Oiktos (2018)
di Babis Makridis
Yannis Drakopoulos (lawyer)
Evi Saoulidou (wife)
Pavlos Makridis (son)
Costas Xikominos (Nikos)
Makis Papadimitriou (dry clean shop owner)
Nota Tserniafski (victim's daughter)
Georgina Chryskioti (good neighbor)
Kostas Kotoulas (grandpa)
Oiktos ovvero "pietà", come recitano i titoli di tutte le distribuzioni internazionali tranne ovviamente quella nostrana che si adopera ad un'interpretazione sui generis, volendo neanche troppo sbagliata. Perché il film di Babis Makridis, qui al secondo lungo dopo L (2012), tratta un tema davvero delicato, inedito e sorprendentemente aderente ad una crisi dei valori del mondo occidentale e del suo paese in perenne disfatta socioeconomica: il bisogno disperato della solidarietà esterna.
Che è quella che prova un avvocato penalista grazie a tutti gli attestati che gli arrivano da clienti e personaggi del suo microcosmo (ad esempio i gestori di una tintoria) in seguito al coma quasi fatale della moglie. È rimasto a casa con un figlio pianista e stordito quanto lui, in una località balneare dove il bel tempo ha i connotati dell'irrealtà. E di fatto il film di Makridis si muove sul filo del grottesco: a metà la moglie rinsavisce e ritorna la vita di prima ad eccezione della nostalgia del conforto altrui. Una torta della bella signora della porta accanto viene a mancare ad ogni colazione e il protagonista perde il controllo sulla realtà sua e quella circostante.
Il film ha una struttura ellittica e un uso dei tempi dilatati e dei piani fissi, con una geometria della narrazione evidente anche nei dettagli dell'oggettistica (una serranda che si apre a inizio dei due due tempi), che è il marchio di fabbrica della cinematografia autoriale greca del decennio 2010, quella di Lanthimos e Avranas (Miss Violence). Un cinema costruito attorno ad un impianto di parabola etica che per larghi tratti ha il dono dell'equilibrio per un tema così difficile e fondamentale da trattare.

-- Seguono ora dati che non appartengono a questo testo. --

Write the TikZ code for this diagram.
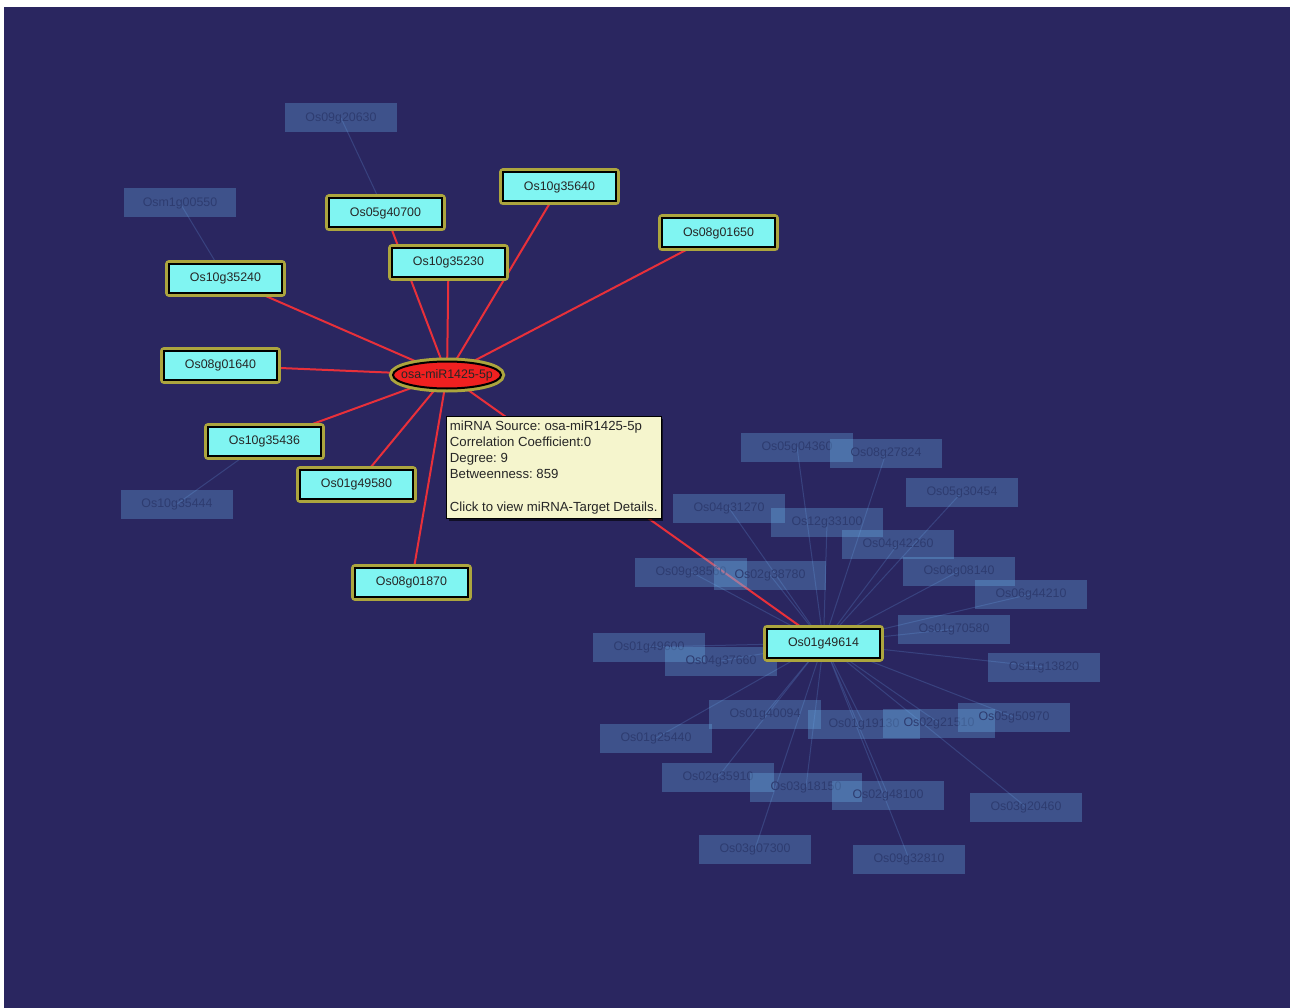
\documentclass[tikz,border=0pt]{standalone}
\usepackage{fontspec}
\setmainfont{Liberation Sans}
\usetikzlibrary{shapes.geometric,shadows}
\pgfdeclarelayer{bg}
\pgfdeclarelayer{edges}
\pgfsetlayers{bg,edges,main}
\frenchspacing
\definecolor{bgnavy}{RGB}{42,38,96}
\definecolor{genecyan}{RGB}{128,245,242}
\definecolor{glow}{RGB}{172,165,62}
\definecolor{mirred}{RGB}{240,32,32}
\definecolor{rededge}{RGB}{232,48,58}
\definecolor{fadebox}{RGB}{110,185,240}
\definecolor{fadetext}{RGB}{46,60,112}
\definecolor{fadeedge}{RGB}{95,140,210}
\definecolor{tipfill}{RGB}{245,245,205}
\tikzset{
  lbl/.style={font=\fontsize{12.4}{14}\selectfont},
  gene/.style={lbl, rectangle, draw=black, line width=2pt, fill=genecyan,
    minimum width=113pt, minimum height=29pt, inner sep=0pt, text=black!85,
    preaction={draw=glow, line width=8pt, line join=round}},
  mirna/.style={lbl, ellipse, draw=black, line width=2pt, fill=mirred,
    minimum width=108pt, minimum height=27pt, inner sep=0pt, text=black!85,
    preaction={draw=glow, line width=8pt}},
  faded/.style={lbl, rectangle, fill=fadebox, fill opacity=0.3, text opacity=1,
    text=fadetext, minimum width=112pt, minimum height=29pt, inner sep=0pt},
  redge/.style={draw=rededge, line width=2pt},
  fedge/.style={draw=fadeedge, line width=1pt, opacity=0.28},
  tipbox/.style={rectangle, draw=black, line width=0.8pt, fill=tipfill,
    font=\fontsize{13.2}{16.2}\selectfont, align=left, text=black!85,
    minimum height=102pt, inner xsep=3.5pt, inner ysep=4pt,
    drop shadow={shadow xshift=2.5pt, shadow yshift=-2.5pt, opacity=0.6, fill=black}}
}
\begin{document}
\begin{tikzpicture}[x=1pt,y=-1pt]
\useasboundingbox (0,0) rectangle (1290,1008);
\begin{pgfonlayer}{bg}
  \fill[white] (0,0) rectangle (1290,1008);
  \fill[bgnavy] (4,7) rectangle (1290,1008);
\end{pgfonlayer}

% faded nodes
\node[faded] (f1) at (341,118) {Os09g20630};
\node[faded] (f2) at (180,203) {Osm1g00550};
\node[faded] (f3) at (177,504) {Os10g35444};
\node[faded] (c1) at (797,447) {Os05g04360};
\node[faded] (c2) at (886,453) {Os08g27824};
\node[faded] (c3) at (962,492) {Os05g30454};
\node[faded] (c4) at (729,508) {Os04g31270};
\node[faded] (c5) at (827,522) {Os12g33100};
\node[faded] (c6) at (898,544) {Os04g42260};
\node[faded] (c7) at (691,572) {Os09g38560};
\node[faded] (c8) at (770,575) {Os02g38780};
\node[faded] (c9) at (959,571) {Os06g08140};
\node[faded] (c10) at (1031,594) {Os06g44210};
\node[faded] (c11) at (954,629) {Os01g70580};
\node[faded] (c12) at (649,647) {Os01g49600};
\node[faded] (c13) at (721,661) {Os04g37660};
\node[faded] (c14) at (1044,667) {Os11g13820};
\node[faded] (c15) at (765,714) {Os01g40094};
\node[faded] (c16) at (864,724) {Os01g19130};
\node[faded] (c17) at (939,723) {Os02g21510};
\node[faded] (c18) at (1014,717) {Os05g50970};
\node[faded] (c19) at (656,738) {Os01g25440};
\node[faded] (c20) at (718,777) {Os02g35910};
\node[faded] (c21) at (806,787) {Os03g18150};
\node[faded] (c22) at (888,795) {Os02g48100};
\node[faded] (c23) at (1026,807) {Os03g20460};
\node[faded] (c24) at (755,849) {Os03g07300};
\node[faded] (c25) at (909,859) {Os09g32810};

% bright nodes
\node[mirna] (mir) at (447,375) {\makebox[0pt]{osa-miR1425-5p}};
\node[gene] (g1) at (559.5,187) {Os10g35640};
\node[gene] (g2) at (385.5,213) {Os05g40700};
\node[gene] (g3) at (718.5,233) {Os08g01650};
\node[gene] (g4) at (448.5,262.5) {Os10g35230};
\node[gene] (g5) at (225.5,278.5) {Os10g35240};
\node[gene] (g6) at (220.5,365.5) {Os08g01640};
\node[gene] (g7) at (264.5,441.5) {Os10g35436};
\node[gene] (g8) at (356.5,484.5) {Os01g49580};
\node[gene] (g9) at (411.5,582.5) {Os08g01870};
\node[gene] (hub) at (823.5,643) {Os01g49614};

\begin{pgfonlayer}{edges}
  \draw[fedge] (f1.center) -- (g2.center);
  \draw[fedge] (f2.center) -- (g5.center);
  \draw[fedge] (f3.center) -- (g7.center);
  \foreach \c in {c1,c2,c3,c4,c5,c6,c7,c8,c9,c10,c11,c12,c13,c14,c15,c16,c17,c18,c19,c20,c21,c22,c23,c24,c25}
    \draw[fedge] (hub.center) -- (\c.center);
  \foreach \g in {g1,g2,g3,g4,g5,g6,g7,g8,g9,hub}
    \draw[redge] (mir.center) -- (\g.center);
\end{pgfonlayer}

% tooltip
\node[tipbox, anchor=north west] (tip) at (446,416)
  {miRNA Source: osa-miR1425-5p\\
   Correlation Coefficient:0\\
   Degree: 9\\
   Betweenness: 859\\[16.2pt]
   Click to view miRNA-Target Details.};
\end{tikzpicture}
\end{document}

Equilibrio mozzato dalle intenzioni di base di Makridis, che a trequarti vengono svelate in tutto il suo bisogno di dissacrare spingendo forte il pedale della scorrettezza: il regista, così come il personaggio, perde anch'egli il controllo e si finisce in un territorio di avanguardismo grandguignolesco, condito di didascalie abbastanza inutili che mano a mano si rivelano pensieri del personaggio, che vanifica tutta l'architettura abilmente costruita con la forza della messa in scena.
Un peccato davvero: un altro dei tanti capolavori mancati.